Open comments for this post
Devlog - 01
A few weeks ago I almost helped find $20K buried somewhere in the American southwest. ATLAS is the image recognition pipeline I built to try.
It Works by taking a feed of images (50+ for best results, I used 625 for my tests) sending them through Various Local VLMs for inference. (Via LM Studio)
I’ve been working on this project for weeks, decided to share it with everyone here.
Currently I am working on Version 3.3.
Previous models of ATLAS only utilized one VLM for inference, I had noticed the outputs to be significantly off course. So In V3.3 I designed it to use an ensemble system.
Instead of using one model, it cross checks data between 2 or more. Then determines the winning output from all models.
This way if one model hallucinates and the others don’t, Your data wont be skewed… Though I am still working out some bugs, as V3.3 has been off course by a MARGIN.
It runs a user defined boundary. So instead of having to manually check coordinates yourself you’d know if it was incorrect instantly.
Though V3.3 doesn’t really respect the boundary, so I need to get that fixed.
-(My latest test ran 4,355Km off target. this is a known geometry bug in the coordinate derivation, not the inference pipeline itself)

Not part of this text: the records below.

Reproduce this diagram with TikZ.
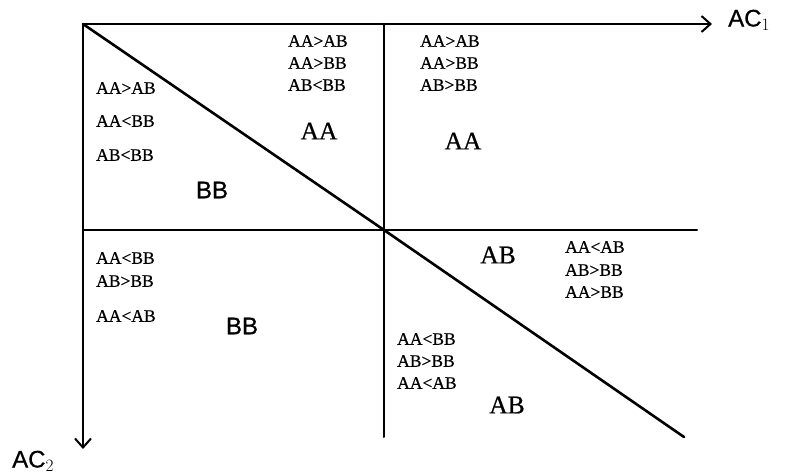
\documentclass[tikz,border=0pt]{standalone}
\usepackage{fontspec}
\setmainfont{Liberation Serif}[FakeBold=0.6]
\newfontfamily\hserif{Liberation Serif}[FakeBold=0.6]
\newfontfamily\hsans{Liberation Sans}[FakeBold=0.6]
\usetikzlibrary{arrows.meta}
\begin{document}
\begin{tikzpicture}[x=1pt,y=-1pt,
  frame/.style={line width=2pt, line cap=round},
  diag/.style={line width=2.6pt, line cap=round},
  axis/.style={line width=2pt, -{Straight Barb[length=9pt,width=16pt,line width=2pt]}},
  cond/.style={anchor=west, inner sep=0pt, font=\hserif\fontsize{17.5}{20}\selectfont},
  bigs/.style={inner sep=0pt, font=\hserif\fontsize{25.5}{28}\selectfont},
  bigsans/.style={inner sep=0pt, font=\hsans\fontsize{24}{28}\selectfont},
  axlabel/.style={inner sep=0pt, font=\hsans\fontsize{24}{28}\selectfont}]
\useasboundingbox (0,0) rectangle (787,476);
% corner points
\coordinate (O) at (83,24);
\coordinate (TR) at (712,24);
\coordinate (M) at (384,24);
\coordinate (C) at (384,230);
\coordinate (L) at (83,230);
\coordinate (R) at (697,230);
\coordinate (MB) at (384,437);
\coordinate (BL) at (83,449);
\coordinate (D) at (684,437);
% frame
\draw[axis] (O) -- (TR);
\draw[axis] (O) -- (BL);
\draw[frame] (M) -- (MB);
\draw[frame] (L) -- (R);
\draw[diag] (O) -- (C) -- (D);
% axis labels
\node[axlabel, anchor=west] (ac1) at (728,20) {AC$_1$};
\node[axlabel, anchor=west] (ac2) at (12,461) {AC$_2$};
% top-left region
\node[cond] (t1a) at (96,88) {AA>AB};
\node[cond] (t1b) at (96,121) {AA<BB};
\node[cond] (t1c) at (96,155) {AB<BB};
\node[bigsans] (t1L) at (212,190) {BB};
% top-middle region
\node[cond] (t2a) at (288,41) {AA>AB};
\node[cond] (t2b) at (288,63) {AA>BB};
\node[cond] (t2c) at (288,85) {AB<BB};
\node[bigs] (t2L) at (319,131) {AA};
% top-right region
\node[cond] (t3a) at (420,41) {AA>AB};
\node[cond] (t3b) at (420,63) {AA>BB};
\node[cond] (t3c) at (420,85) {AB>BB};
\node[bigs] (t3L) at (463,141) {AA};
% bottom-left region
\node[cond] (b1a) at (96,258) {AA<BB};
\node[cond] (b1b) at (96,281) {AB>BB};
\node[cond] (b1c) at (96,316) {AA<AB};
\node[bigsans] (b1L) at (242,326) {BB};
% bottom-right upper region
\node[bigs] (b2L) at (498,255) {AB};
\node[cond] (b2a) at (565,247) {AA<AB};
\node[cond] (b2b) at (565,270) {AB>BB};
\node[cond] (b2c) at (565,292) {AA>BB};
% bottom-right lower region
\node[cond] (b3a) at (397,339) {AA<BB};
\node[cond] (b3b) at (397,361) {AB>BB};
\node[cond] (b3c) at (397,383) {AA<AB};
\node[bigs] (b3L) at (507,405) {AB};
\end{tikzpicture}
\end{document}
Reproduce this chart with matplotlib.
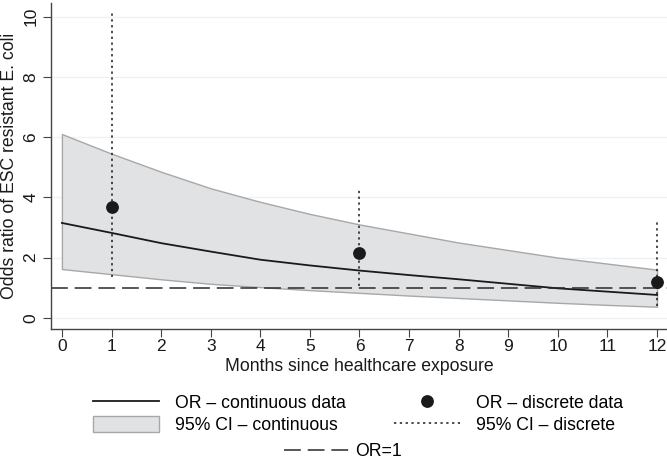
import numpy as np
import matplotlib.pyplot as plt
from matplotlib.lines import Line2D
from matplotlib.patches import Patch

plt.rcParams['font.family'] = ['Liberation Sans', 'DejaVu Sans']

# Données
months = [0, 1, 2, 3, 4, 5, 6, 7, 8, 9, 10, 11, 12]
or_cont = [3.15, 2.82, 2.48, 2.2, 1.93, 1.74, 1.57, 1.42, 1.28, 1.13, 0.98, 0.87, 0.76]
ci_upper = [6.1, 5.45, 4.85, 4.3, 3.85, 3.45, 3.1, 2.8, 2.5, 2.25, 2.0, 1.8, 1.6]
ci_lower = [1.62, 1.45, 1.28, 1.13, 1.02, 0.92, 0.83, 0.74, 0.66, 0.58, 0.5, 0.43, 0.37]

disc_months = [1, 6, 12]
or_disc = [3.69, 2.15, 1.2]
disc_low = [1.37, 1.05, 0.4]
disc_high = [10.17, 4.25, 3.26]

dash_ref = (0, (11, 4.5))
dot_ci = (0, (1.5, 2.3))
fs = 12.7

fig = plt.figure(figsize=(6.67, 4.62), dpi=100)
ax = fig.add_axes([51 / 667, 1 - 329 / 462, 616 / 667, 326 / 462])

ax.fill_between(months, ci_lower, ci_upper, facecolor='#e1e2e4',
                edgecolor='#a8a8a8', lw=1.0)
ax.plot(months, or_cont, color='#1a1a1a', lw=1.3)
ax.axhline(1, color='#2a2a2a', lw=1.1, ls=dash_ref)
ax.vlines(disc_months, disc_low, disc_high, color='#1a1a1a', lw=1.1,
          linestyles=[dot_ci])
ax.plot(disc_months, or_disc, 'o', color='#1a1a1a', ms=8.2)

ax.set_xlim(-0.22, 12.2)
ax.set_ylim(-0.37, 10.45)
ax.set_xticks(months)
ax.set_yticks([0, 2, 4, 6, 8, 10])
ax.set_yticklabels(['0', '2', '4', '6', '8', '10'], rotation=90, va='center')
for y in [0, 2, 4, 6, 8, 10]:
    ax.axhline(y, color='#f1f2f3', lw=1.0, zorder=0)

for s in ['top', 'right']:
    ax.spines[s].set_visible(False)
for s in ['left', 'bottom']:
    ax.spines[s].set_color('#444444')
    ax.spines[s].set_linewidth(1.0)
ax.tick_params(colors='#444444', labelcolor='#1a1a1a', labelsize=12.5, length=5.5)
ax.tick_params(axis='x', pad=1.5)
ax.tick_params(axis='y', pad=3.5)
ax.set_xlabel('Months since healthcare exposure', fontsize=fs, color='#1a1a1a', labelpad=3)
ax.yaxis.set_label_coords(-33 / 616, 0.5)
ax.set_ylabel('Odds ratio of ESC resistant E. coli', fontsize=fs, color='#1a1a1a')

handles = [
    Line2D([], [], color='#1a1a1a', lw=1.3),
    Patch(facecolor='#e1e2e4', edgecolor='#a8a8a8'),
    Line2D([], [], color='#1a1a1a', marker='o', ls='none', ms=8.2),
    Line2D([], [], color='#1a1a1a', lw=1.1, ls=dot_ci),
]
labels = ['OR \u2013 continuous data', '95% CI \u2013 continuous',
          'OR \u2013 discrete data', '95% CI \u2013 discrete']
fig.legend(handles, labels, ncol=2, loc='center', bbox_to_anchor=(358 / 667, 1 - 414 / 462),
           frameon=False, fontsize=fs, handlelength=3.75, handleheight=1.0,
           handletextpad=0.9, columnspacing=2.7, labelspacing=0.2)
fig.legend([Line2D([], [], color='#2a2a2a', lw=1.1, ls=dash_ref)], ['OR=1'],
           loc='center', bbox_to_anchor=(343 / 667, 1 - 452 / 462), frameon=False,
           fontsize=fs, handlelength=3.7, handletextpad=0.35)

fig.savefig('out.png', dpi=100)
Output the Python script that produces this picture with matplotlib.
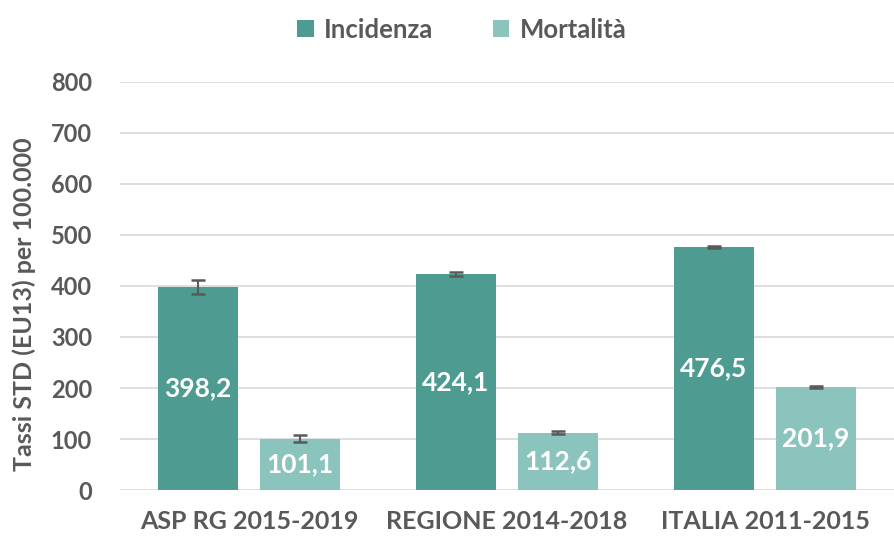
import matplotlib.pyplot as plt
import numpy as np

plt.rcParams['font.family'] = ['Lato', 'DejaVu Sans']

categories = ['ASP RG 2015-2019', 'REGIONE 2014-2018', 'ITALIA 2011-2015']
incidenza = [398.2, 424.1, 476.5]
incidenza_err = [13, 4, 2]
mortalita = [101.1, 112.6, 201.9]
mortalita_err = [7, 3, 1.5]
series_names = ['Incidenza', 'Mortalità']

col_inc = '#4E9C91'
col_mor = '#8AC4BC'
grey = '#595959'

fig = plt.figure(figsize=(8.95, 5.38), dpi=100)
ax = fig.add_axes([0.134, 0.089, 0.865, 0.759])

x = np.arange(len(categories))
w = 0.31
off = 0.198

b1 = ax.bar(x - off, incidenza, w, color=col_inc, label=series_names[0], zorder=2)
b2 = ax.bar(x + off, mortalita, w, color=col_mor, label=series_names[1], zorder=2)
ax.errorbar(x - off, incidenza, yerr=incidenza_err, fmt='none', ecolor=grey,
            elinewidth=1.5, capsize=5, capthick=1.8, zorder=3)
ax.errorbar(x + off, mortalita, yerr=mortalita_err, fmt='none', ecolor=grey,
            elinewidth=1.5, capsize=5, capthick=1.8, zorder=3)

# value labels in the middle of each bar
for bars, vals in [(b1, incidenza), (b2, mortalita)]:
    for b, v in zip(bars, vals):
        ax.text(b.get_x() + b.get_width() / 2, v / 2, f'{v:.1f}'.replace('.', ','),
                ha='center', va='center', color='white', fontsize=19, fontweight='bold', zorder=4)

ax.set_xlim(-0.5, 2.5)
ax.set_ylim(0, 800)
ax.set_yticks(range(0, 801, 100))
ax.set_xticks(x)
ax.set_xticklabels(categories)
ax.tick_params(axis='x', length=0, labelsize=18, labelcolor=grey, pad=14)
ax.tick_params(axis='y', length=0, labelsize=17, labelcolor=grey, pad=20)
for lab in ax.get_xticklabels() + ax.get_yticklabels():
    lab.set_fontweight('bold')
ax.yaxis.grid(True, color='#D9D9D9', linewidth=1.2, zorder=0)
for s in ax.spines.values():
    s.set_visible(False)

ax.set_ylabel('Tassi STD (EU13) per 100.000', fontsize=18, fontweight='bold', color=grey)
ax.yaxis.set_label_coords(-0.108, 0.455)

fig.legend(handles=[b1, b2], loc='upper center', bbox_to_anchor=(0.516, 1.01), ncol=2, frameon=False,
           prop={'size': 18.5, 'weight': 'bold'}, labelcolor=grey, handlelength=0.65, handleheight=0.65,
           columnspacing=2.3, handletextpad=0.4)

fig.savefig('out.png', dpi=100)
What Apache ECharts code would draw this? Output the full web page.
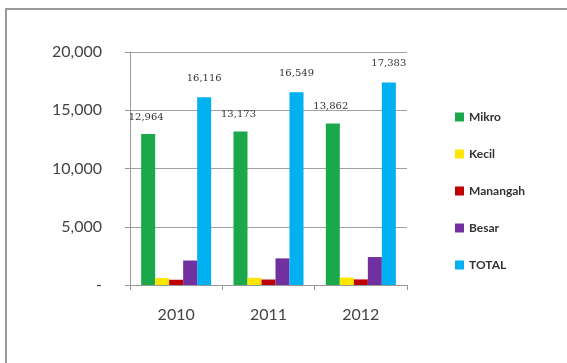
<!DOCTYPE html>
<html><head><meta charset="utf-8">
<script src="https://cdn.jsdelivr.net/npm/echarts@6/dist/echarts.min.js"></script>
<style>html,body{margin:0;padding:0;background:#fff;overflow:hidden}#frame{position:absolute;left:5px;top:8px;width:562px;height:355px;border-left:2px solid #9a9a9a;border-top:2px solid #9a9a9a;box-sizing:border-box}#c{width:567px;height:363px;position:absolute;left:0;top:0}</style>
</head><body><div id="frame"></div><div id="c"></div>
<script>
const categories = ['2010', '2011', '2012'];
const seriesNames = ['Mikro', 'Kecil', 'Manangah', 'Besar', 'TOTAL'];
const mikro = [12964, 13173, 13862];
const kecil = [600, 620, 640];
const menengah = [450, 470, 480];
const besar = [2100, 2286, 2400];
const total = [16116, 16549, 17383];
const yTicks = [0, 5000, 10000, 15000, 20000];

const colors = ['#1aa84a', '#ffe600', '#c00000', '#7030a0', '#00b0f0'];
const values = [mikro, kecil, menengah, besar, total];
const labelled = [true, false, false, false, true];

const chart = echarts.init(document.getElementById('c'));
chart.setOption({
  animation: false,
  grid: { left: 130, right: 160, top: 52, bottom: 78 },
  legend: {
    orient: 'vertical', left: 450, top: 106, itemGap: 25,
    itemWidth: 9, itemHeight: 9, icon: 'rect',
    textStyle: { fontFamily: 'Lato', fontSize: 12, fontWeight: 'bold', color: '#333' },
    data: seriesNames
  },
  xAxis: {
    type: 'category', data: categories,
    axisLine: { lineStyle: { color: '#999' } },
    axisTick: { show: true, lineStyle: { color: '#999' } },
    axisLabel: { fontFamily: 'Lato', fontSize: 16, color: '#444', margin: 22 }
  },
  yAxis: {
    type: 'value', min: yTicks[0], max: yTicks[yTicks.length - 1], interval: 5000,
    axisLine: { show: true, lineStyle: { color: '#999' } },
    axisTick: { show: true, lineStyle: { color: '#999' } },
    splitLine: { lineStyle: { color: '#a0a0a0' } },
    axisLabel: {
      fontFamily: 'Lato', fontSize: 16, color: '#444', margin: 28,
      formatter: v => v === 0 ? '-' : v.toLocaleString('en-US')
    }
  },
  series: seriesNames.map((n, i) => ({
    name: n, type: 'bar', data: values[i], barWidth: 14, barGap: '0%',
    itemStyle: { color: colors[i] },
    label: {
      show: labelled[i], position: 'top', distance: i === 0 ? 12 : 14,
      offset: i === 0 ? [-2, 0] : [0, 0],
      fontFamily: 'DejaVu Serif', fontSize: 10, color: '#333',
      formatter: p => p.value.toLocaleString('en-US')
    }
  }))
});
</script></body></html>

The speed at which ATLAS Processes images depends entirely on your hardware and number/type of model(s) you are using.
Example:
(Using qwen 2.5 7B (Q4_K_M), and Moondream 2 (Q4)
Estimated Times
-
Best tier GPU: RTX 4090, Dual RTX 3090s, Mac Studio M3 Ultra, etc…
-
Runtime:
Qwen 2.5 7B ~0.25 seconds
Moondream2 ~0.08 seconds
Total: 3 to 4 minutes
-
High Tier GPU: RTX 4080, RTX 4070 Ti Super, M3 Max, etc…
-
Runtime
Qwen 2.5 7B ~0.60 seconds
Moondream2 ~0.20 seconds
Total: 6 to 8 minutes
-
Mid tier GPU: RTX 4060 Ti (16GB), RTX 4070, M3 Pro, etc…
-
Runtime
Qwen 2.5 7B ~2.00 seconds
Moondream2 ~0.50 seconds
Total: 22 to 30 minutes
-
Low tier GPU: RTX 3050, GTX 1660 Super, Base M1/M2 Mac, etc…
-
Runtime:
Qwen 2.5 7B ~5.00 seconds
Moondream2 ~1.20 seconds
Total: 1 to 1.5 hours
-
CPU Only: Core i9 / Ryzen 9 (32GB DDR5 RAM), etc…
-
Runtime:
Qwen 2.5 7B ~35.00 seconds
Moondream2 ~7.00 seconds
Total: 6 to 8 hours
(tested on RX 9070 XT 16GB)
Updated features:
Global Luminance Profiling: maps brightness across the entire dataset to skip night frames before inference, saves ~10% compute
Triple-Model Consensus Pass: runs 3 VLMs in parallel and cross-checks outputs to filter hallucinations
Orbital Mechanics Longitude Tracking: derives longitude from solar noon timing in image timestamps
Haversine Validator: checks derived coordinates against the search boundary using spherical earth math
Currently working on fixing shadow angle calculation (Keeps returning unknown for certain vectors), and Search area constraint bias.
(Image shows V3.3 running with a Tri-Qwen ensemble)